Sunday, December 26, 2010

William Morris - The Earthly Paradise : A Poem





Price Realized £900

"Ford Maddox [sic] Brown from his friend the Author"

When Sydney Cockerell suggested a cathedral game whereby various members of the Pre-Raphaelite brotherhood were associated with a particular English cathedral, Edward Burne-Jones was given Wells and Ford Madox Brown Peterborough. It is therefore not inappropriate that one of the most spectacular passages in The Earthly Paradise is the Wanderer's description of the west front of Peterborough cathedral under construction. As their biographers have noted, Morris and Brown made similarly "unequal" marriages to their models. Morris's wife, Janey, "belonged to the substratum of Oxford society recreated some years later in Jude the Obscure" (Macarthy, p. 136), and Brown's second wife, Emma, was the illiterate daughter of a farmer. For two or three years their marriage was kept a secret from all except his closest friends so that he could educate her. Both men were members of the the Corps of Artist Volunteers formed in 1859 as a reaction to the threat of invasion by Napololeon III. Most crucially, Brown was one of seven partners in the firm of Morris, Marshall, Faulkner and Co, the decorative arts firm set up by Morris in 1861 following completion of the Red House in South London. At forty, he was not only the oldest partner but the most productive and high powered. It was also in 1861 that Morris began The Earthly Paradise, a long poem Chaucerian in its language and plan, but mingling classical and Norse elements.

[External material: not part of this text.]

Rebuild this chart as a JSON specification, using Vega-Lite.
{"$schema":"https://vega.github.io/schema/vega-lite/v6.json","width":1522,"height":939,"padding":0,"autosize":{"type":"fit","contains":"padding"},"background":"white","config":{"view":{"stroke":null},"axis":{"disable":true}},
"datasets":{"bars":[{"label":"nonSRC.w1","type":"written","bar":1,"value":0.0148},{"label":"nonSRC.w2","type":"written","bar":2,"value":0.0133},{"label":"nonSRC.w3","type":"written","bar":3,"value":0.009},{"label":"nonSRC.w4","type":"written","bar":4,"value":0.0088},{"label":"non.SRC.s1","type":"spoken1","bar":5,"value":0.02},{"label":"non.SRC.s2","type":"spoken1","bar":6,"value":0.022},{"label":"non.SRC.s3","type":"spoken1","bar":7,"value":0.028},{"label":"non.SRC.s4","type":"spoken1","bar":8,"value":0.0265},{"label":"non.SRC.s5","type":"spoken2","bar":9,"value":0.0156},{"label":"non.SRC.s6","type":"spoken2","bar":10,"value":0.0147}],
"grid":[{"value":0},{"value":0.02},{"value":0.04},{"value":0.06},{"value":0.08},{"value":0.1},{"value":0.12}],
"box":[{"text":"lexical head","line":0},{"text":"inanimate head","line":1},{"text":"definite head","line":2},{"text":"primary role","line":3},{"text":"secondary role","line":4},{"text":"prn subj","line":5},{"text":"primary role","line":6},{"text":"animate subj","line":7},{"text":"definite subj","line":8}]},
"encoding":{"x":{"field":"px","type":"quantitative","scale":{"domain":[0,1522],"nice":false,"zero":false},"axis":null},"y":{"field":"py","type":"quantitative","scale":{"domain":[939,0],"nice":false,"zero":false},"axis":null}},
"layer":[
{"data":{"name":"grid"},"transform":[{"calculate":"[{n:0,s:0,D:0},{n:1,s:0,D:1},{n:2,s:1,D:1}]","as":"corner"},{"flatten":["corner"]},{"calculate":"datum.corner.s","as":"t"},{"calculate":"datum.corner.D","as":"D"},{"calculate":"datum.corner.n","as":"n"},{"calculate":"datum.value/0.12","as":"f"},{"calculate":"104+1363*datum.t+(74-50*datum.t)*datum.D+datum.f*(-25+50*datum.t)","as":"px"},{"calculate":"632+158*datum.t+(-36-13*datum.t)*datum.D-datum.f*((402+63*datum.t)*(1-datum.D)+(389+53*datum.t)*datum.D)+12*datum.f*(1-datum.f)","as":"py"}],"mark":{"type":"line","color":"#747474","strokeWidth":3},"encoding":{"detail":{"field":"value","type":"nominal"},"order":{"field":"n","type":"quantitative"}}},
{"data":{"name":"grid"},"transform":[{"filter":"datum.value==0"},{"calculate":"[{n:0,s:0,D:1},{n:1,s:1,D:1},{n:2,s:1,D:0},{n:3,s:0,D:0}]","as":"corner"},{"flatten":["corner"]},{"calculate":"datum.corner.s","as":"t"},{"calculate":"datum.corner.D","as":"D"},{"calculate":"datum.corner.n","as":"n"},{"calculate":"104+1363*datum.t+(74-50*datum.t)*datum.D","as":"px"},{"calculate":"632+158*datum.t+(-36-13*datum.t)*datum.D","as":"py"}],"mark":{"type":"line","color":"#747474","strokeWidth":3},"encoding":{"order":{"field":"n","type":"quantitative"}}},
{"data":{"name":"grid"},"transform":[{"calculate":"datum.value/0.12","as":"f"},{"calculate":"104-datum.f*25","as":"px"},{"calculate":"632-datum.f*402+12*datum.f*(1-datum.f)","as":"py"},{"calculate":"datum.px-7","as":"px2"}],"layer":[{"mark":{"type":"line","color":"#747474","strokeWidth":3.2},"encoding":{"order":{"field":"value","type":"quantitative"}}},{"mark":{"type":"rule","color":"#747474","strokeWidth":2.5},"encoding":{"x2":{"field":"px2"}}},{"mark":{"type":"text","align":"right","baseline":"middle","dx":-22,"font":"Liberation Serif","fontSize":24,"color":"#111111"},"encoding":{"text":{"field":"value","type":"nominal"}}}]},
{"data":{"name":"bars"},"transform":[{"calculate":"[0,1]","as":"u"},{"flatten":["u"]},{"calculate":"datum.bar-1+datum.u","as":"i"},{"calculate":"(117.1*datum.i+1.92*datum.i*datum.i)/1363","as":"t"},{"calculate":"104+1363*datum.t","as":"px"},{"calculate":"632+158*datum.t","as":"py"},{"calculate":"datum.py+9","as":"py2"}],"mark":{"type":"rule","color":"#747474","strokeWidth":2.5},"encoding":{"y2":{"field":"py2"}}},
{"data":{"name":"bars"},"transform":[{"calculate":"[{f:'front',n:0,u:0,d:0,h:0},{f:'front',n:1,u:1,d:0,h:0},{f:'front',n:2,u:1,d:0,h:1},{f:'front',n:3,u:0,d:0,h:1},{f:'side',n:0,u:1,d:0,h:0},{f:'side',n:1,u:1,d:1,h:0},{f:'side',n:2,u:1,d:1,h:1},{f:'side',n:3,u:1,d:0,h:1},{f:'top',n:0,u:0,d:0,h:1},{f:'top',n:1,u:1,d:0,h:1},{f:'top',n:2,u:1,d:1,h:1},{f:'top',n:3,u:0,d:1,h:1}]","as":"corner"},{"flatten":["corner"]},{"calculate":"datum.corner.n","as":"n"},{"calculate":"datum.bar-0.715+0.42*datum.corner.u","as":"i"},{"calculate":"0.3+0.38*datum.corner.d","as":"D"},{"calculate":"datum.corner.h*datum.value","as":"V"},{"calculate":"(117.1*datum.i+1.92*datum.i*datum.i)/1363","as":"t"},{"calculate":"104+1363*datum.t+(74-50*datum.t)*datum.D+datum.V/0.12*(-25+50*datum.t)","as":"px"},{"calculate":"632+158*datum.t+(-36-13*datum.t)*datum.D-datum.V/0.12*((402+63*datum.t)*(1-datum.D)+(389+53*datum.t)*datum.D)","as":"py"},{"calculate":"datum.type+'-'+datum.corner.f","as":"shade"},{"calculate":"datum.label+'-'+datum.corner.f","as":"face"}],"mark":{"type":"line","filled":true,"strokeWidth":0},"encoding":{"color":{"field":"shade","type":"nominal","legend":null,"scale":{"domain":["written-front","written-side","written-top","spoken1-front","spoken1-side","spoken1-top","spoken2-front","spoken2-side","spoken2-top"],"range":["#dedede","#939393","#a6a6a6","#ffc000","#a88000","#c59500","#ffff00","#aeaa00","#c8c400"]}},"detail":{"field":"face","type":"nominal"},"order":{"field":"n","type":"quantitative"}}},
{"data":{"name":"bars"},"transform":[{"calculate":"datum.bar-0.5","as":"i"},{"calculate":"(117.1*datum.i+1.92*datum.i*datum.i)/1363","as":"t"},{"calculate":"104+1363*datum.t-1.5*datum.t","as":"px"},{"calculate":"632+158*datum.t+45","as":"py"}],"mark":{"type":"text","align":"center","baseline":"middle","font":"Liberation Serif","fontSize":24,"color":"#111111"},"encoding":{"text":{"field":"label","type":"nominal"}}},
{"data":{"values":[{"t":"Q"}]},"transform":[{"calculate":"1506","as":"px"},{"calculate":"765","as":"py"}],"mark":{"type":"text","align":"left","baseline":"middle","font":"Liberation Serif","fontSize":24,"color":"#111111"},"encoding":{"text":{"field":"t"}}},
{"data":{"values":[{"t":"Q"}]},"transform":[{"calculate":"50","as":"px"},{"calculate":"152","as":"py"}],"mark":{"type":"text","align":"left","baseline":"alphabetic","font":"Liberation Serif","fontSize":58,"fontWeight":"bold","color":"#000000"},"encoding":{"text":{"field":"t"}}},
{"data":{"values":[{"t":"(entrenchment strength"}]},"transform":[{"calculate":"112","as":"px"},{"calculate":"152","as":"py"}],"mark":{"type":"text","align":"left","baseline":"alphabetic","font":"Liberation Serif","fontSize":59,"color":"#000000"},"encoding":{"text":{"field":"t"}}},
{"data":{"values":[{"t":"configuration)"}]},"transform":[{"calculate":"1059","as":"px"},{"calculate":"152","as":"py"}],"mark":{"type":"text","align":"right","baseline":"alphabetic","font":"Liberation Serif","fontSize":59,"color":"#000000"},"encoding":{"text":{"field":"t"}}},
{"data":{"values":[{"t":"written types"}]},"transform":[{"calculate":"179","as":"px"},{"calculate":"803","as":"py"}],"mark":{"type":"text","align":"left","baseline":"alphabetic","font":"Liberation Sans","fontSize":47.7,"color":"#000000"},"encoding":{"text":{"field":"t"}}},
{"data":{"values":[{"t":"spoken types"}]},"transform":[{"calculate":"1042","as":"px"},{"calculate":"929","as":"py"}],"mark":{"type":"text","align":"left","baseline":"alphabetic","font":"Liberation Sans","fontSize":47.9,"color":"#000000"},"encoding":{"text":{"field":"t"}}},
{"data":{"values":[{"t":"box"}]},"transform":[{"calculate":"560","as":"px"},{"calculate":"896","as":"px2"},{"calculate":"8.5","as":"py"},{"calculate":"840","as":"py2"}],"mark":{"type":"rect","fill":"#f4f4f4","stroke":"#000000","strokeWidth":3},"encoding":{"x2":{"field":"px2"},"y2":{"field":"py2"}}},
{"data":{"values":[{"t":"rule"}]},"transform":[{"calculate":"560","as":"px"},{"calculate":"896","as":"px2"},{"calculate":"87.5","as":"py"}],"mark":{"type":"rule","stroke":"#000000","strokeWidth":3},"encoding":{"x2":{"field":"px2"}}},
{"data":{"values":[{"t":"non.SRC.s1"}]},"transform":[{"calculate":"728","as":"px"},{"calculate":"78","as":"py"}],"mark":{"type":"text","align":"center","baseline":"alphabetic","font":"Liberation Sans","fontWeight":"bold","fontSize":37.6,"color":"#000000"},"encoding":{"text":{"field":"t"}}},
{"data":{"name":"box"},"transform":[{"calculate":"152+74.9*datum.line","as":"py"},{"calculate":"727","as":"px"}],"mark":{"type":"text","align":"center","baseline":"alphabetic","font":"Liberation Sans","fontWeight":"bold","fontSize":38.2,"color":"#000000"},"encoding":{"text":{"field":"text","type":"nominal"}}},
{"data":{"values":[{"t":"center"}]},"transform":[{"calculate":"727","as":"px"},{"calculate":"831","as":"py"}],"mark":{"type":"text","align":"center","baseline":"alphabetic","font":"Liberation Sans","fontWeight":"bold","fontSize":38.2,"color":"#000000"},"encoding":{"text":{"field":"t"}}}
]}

After Ford Madox Brown's death in 1893, Morris was approached by Longmans to write his biography. When he refused, the commission passed to Brown's grandson, Ford Madox Ford, then still in his early twenties. Ford attended socialist meetings at Morris's Kelmscott House in 1893/4. His founding of The English Review in 1908 -- one of his greatest achievements -- largely stemmed from principles with which Morris would have been in sympathy: "I am an idealist and my ideal is to run the ER as far as possible as a socialistic undertaking." Nevertheless, the Pre-Rapahelite heritage was one which he eventually came to reject. "What the poet ought to do is to write his own mind in the language of his day," he wrote in 1913. "Forget about Piers Plowman, forget about Shakespeare, Keats, Yeats, Morris, the English Bible and remember only that you live in our terrific, untidy, indifferent empirical age, where not one single problem is solved and not one single accepted idea from the past has any more any magic" [quoted by Saunders, I, p. 371].